• **What you have to do**
Do not include the pictures; repeat the rest of the data exactly.

• **Dataset section**
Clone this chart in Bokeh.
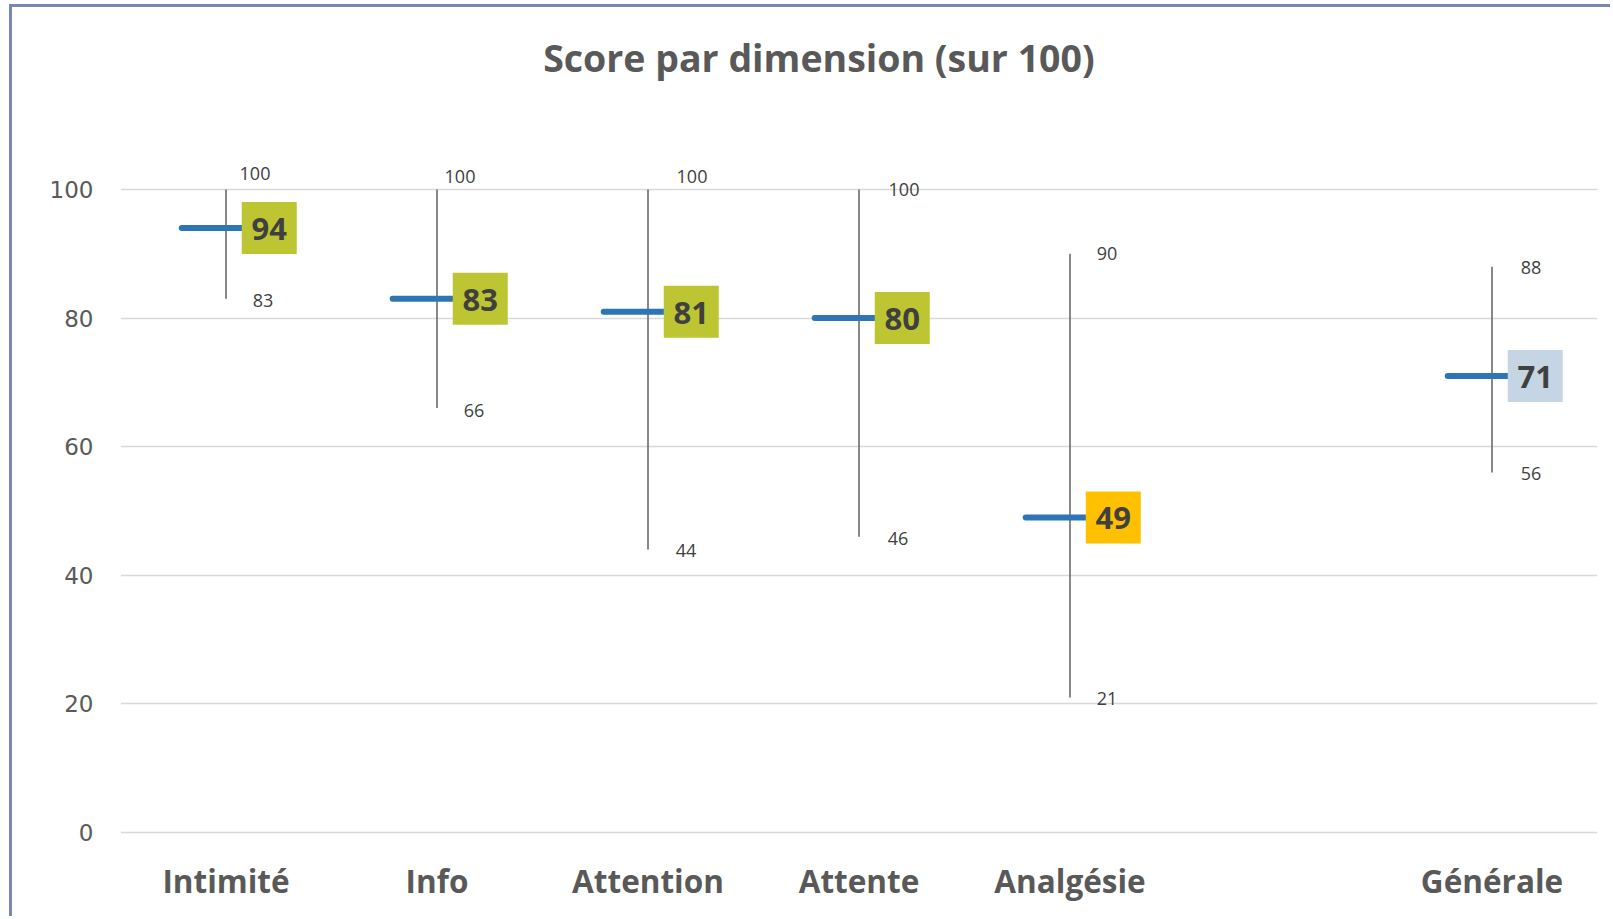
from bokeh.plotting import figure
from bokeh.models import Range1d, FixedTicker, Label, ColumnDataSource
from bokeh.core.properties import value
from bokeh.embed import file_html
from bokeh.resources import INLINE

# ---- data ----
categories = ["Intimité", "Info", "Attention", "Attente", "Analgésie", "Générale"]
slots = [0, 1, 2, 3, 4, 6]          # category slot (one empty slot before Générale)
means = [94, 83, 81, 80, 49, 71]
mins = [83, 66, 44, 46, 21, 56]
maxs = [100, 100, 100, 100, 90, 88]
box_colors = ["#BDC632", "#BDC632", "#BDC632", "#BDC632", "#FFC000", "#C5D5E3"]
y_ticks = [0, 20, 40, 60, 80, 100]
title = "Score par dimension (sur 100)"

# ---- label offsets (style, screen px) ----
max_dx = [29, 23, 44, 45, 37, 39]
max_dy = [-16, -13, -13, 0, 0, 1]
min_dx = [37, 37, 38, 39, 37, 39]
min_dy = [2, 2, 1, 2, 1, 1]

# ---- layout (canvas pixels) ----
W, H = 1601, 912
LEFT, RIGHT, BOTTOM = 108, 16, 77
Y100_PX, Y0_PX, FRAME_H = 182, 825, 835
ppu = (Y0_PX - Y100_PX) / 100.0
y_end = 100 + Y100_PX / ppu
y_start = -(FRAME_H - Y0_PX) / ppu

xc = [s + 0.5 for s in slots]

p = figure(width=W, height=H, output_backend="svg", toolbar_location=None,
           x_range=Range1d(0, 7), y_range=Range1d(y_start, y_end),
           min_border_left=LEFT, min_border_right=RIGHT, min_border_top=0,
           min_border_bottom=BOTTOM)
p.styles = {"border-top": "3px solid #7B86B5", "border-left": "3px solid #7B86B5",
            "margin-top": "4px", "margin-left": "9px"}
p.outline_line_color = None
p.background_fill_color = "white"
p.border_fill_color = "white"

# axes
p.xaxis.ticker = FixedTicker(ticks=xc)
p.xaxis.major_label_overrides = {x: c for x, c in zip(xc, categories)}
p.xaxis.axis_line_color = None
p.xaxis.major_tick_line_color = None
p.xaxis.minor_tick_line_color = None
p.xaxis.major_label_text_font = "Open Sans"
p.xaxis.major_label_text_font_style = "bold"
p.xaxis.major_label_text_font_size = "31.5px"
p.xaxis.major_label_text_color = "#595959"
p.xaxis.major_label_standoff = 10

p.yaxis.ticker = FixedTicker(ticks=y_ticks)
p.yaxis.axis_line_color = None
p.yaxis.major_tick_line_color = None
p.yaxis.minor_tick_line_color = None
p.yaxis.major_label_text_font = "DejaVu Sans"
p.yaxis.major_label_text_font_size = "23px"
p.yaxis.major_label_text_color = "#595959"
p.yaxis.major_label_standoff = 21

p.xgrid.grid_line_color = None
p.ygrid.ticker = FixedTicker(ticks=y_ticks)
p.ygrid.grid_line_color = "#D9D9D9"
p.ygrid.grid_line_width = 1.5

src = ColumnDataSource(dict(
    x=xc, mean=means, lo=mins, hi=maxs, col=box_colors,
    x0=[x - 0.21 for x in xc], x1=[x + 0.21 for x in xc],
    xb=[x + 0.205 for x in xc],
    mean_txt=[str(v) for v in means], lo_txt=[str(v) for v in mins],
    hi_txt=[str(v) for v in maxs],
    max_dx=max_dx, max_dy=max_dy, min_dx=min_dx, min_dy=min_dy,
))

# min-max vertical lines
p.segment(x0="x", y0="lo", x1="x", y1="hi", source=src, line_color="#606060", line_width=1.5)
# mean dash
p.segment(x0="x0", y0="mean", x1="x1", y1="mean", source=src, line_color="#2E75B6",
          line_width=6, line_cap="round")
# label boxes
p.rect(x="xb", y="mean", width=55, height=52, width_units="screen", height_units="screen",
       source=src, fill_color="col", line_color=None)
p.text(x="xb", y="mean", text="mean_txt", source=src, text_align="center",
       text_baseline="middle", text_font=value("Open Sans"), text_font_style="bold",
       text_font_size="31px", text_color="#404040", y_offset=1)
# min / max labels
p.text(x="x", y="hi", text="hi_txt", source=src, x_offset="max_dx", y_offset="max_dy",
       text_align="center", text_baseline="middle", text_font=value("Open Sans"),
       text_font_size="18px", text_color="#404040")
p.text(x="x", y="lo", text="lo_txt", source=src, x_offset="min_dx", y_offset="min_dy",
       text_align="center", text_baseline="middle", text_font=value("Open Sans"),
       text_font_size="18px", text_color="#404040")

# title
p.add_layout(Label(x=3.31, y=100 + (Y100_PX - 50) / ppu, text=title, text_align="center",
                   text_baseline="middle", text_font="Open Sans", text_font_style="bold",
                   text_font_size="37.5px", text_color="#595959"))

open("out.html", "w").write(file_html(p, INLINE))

• **Answer below**
Clone this chart in Bokeh.
from bokeh.plotting import figure
from bokeh.models import Range1d, FixedTicker, Label, ColumnDataSource
from bokeh.core.properties import value
from bokeh.embed import file_html
from bokeh.resources import INLINE

# ---- data ----
categories = ["Intimité", "Info", "Attention", "Attente", "Analgésie", "Générale"]
slots = [0, 1, 2, 3, 4, 6]          # category slot (one empty slot before Générale)
means = [94, 83, 81, 80, 49, 71]
mins = [83, 66, 44, 46, 21, 56]
maxs = [100, 100, 100, 100, 90, 88]
box_colors = ["#BDC632", "#BDC632", "#BDC632", "#BDC632", "#FFC000", "#C5D5E3"]
y_ticks = [0, 20, 40, 60, 80, 100]
title = "Score par dimension (sur 100)"

# ---- label offsets (style, screen px) ----
max_dx = [29, 23, 44, 45, 37, 39]
max_dy = [-16, -13, -13, 0, 0, 1]
min_dx = [37, 37, 38, 39, 37, 39]
min_dy = [2, 2, 1, 2, 1, 1]

# ---- layout (canvas pixels) ----
W, H = 1601, 912
LEFT, RIGHT, BOTTOM = 108, 16, 77
Y100_PX, Y0_PX, FRAME_H = 182, 825, 835
ppu = (Y0_PX - Y100_PX) / 100.0
y_end = 100 + Y100_PX / ppu
y_start = -(FRAME_H - Y0_PX) / ppu

xc = [s + 0.5 for s in slots]

p = figure(width=W, height=H, output_backend="svg", toolbar_location=None,
           x_range=Range1d(0, 7), y_range=Range1d(y_start, y_end),
           min_border_left=LEFT, min_border_right=RIGHT, min_border_top=0,
           min_border_bottom=BOTTOM)
p.styles = {"border-top": "3px solid #7B86B5", "border-left": "3px solid #7B86B5",
            "margin-top": "4px", "margin-left": "9px"}
p.outline_line_color = None
p.background_fill_color = "white"
p.border_fill_color = "white"

# axes
p.xaxis.ticker = FixedTicker(ticks=xc)
p.xaxis.major_label_overrides = {x: c for x, c in zip(xc, categories)}
p.xaxis.axis_line_color = None
p.xaxis.major_tick_line_color = None
p.xaxis.minor_tick_line_color = None
p.xaxis.major_label_text_font = "Open Sans"
p.xaxis.major_label_text_font_style = "bold"
p.xaxis.major_label_text_font_size = "31.5px"
p.xaxis.major_label_text_color = "#595959"
p.xaxis.major_label_standoff = 10

p.yaxis.ticker = FixedTicker(ticks=y_ticks)
p.yaxis.axis_line_color = None
p.yaxis.major_tick_line_color = None
p.yaxis.minor_tick_line_color = None
p.yaxis.major_label_text_font = "DejaVu Sans"
p.yaxis.major_label_text_font_size = "23px"
p.yaxis.major_label_text_color = "#595959"
p.yaxis.major_label_standoff = 21

p.xgrid.grid_line_color = None
p.ygrid.ticker = FixedTicker(ticks=y_ticks)
p.ygrid.grid_line_color = "#D9D9D9"
p.ygrid.grid_line_width = 1.5

src = ColumnDataSource(dict(
    x=xc, mean=means, lo=mins, hi=maxs, col=box_colors,
    x0=[x - 0.21 for x in xc], x1=[x + 0.21 for x in xc],
    xb=[x + 0.205 for x in xc],
    mean_txt=[str(v) for v in means], lo_txt=[str(v) for v in mins],
    hi_txt=[str(v) for v in maxs],
    max_dx=max_dx, max_dy=max_dy, min_dx=min_dx, min_dy=min_dy,
))

# min-max vertical lines
p.segment(x0="x", y0="lo", x1="x", y1="hi", source=src, line_color="#606060", line_width=1.5)
# mean dash
p.segment(x0="x0", y0="mean", x1="x1", y1="mean", source=src, line_color="#2E75B6",
          line_width=6, line_cap="round")
# label boxes
p.rect(x="xb", y="mean", width=55, height=52, width_units="screen", height_units="screen",
       source=src, fill_color="col", line_color=None)
p.text(x="xb", y="mean", text="mean_txt", source=src, text_align="center",
       text_baseline="middle", text_font=value("Open Sans"), text_font_style="bold",
       text_font_size="31px", text_color="#404040", y_offset=1)
# min / max labels
p.text(x="x", y="hi", text="hi_txt", source=src, x_offset="max_dx", y_offset="max_dy",
       text_align="center", text_baseline="middle", text_font=value("Open Sans"),
       text_font_size="18px", text_color="#404040")
p.text(x="x", y="lo", text="lo_txt", source=src, x_offset="min_dx", y_offset="min_dy",
       text_align="center", text_baseline="middle", text_font=value("Open Sans"),
       text_font_size="18px", text_color="#404040")

# title
p.add_layout(Label(x=3.31, y=100 + (Y100_PX - 50) / ppu, text=title, text_align="center",
                   text_baseline="middle", text_font="Open Sans", text_font_style="bold",
                   text_font_size="37.5px", text_color="#595959"))

open("out.html", "w").write(file_html(p, INLINE))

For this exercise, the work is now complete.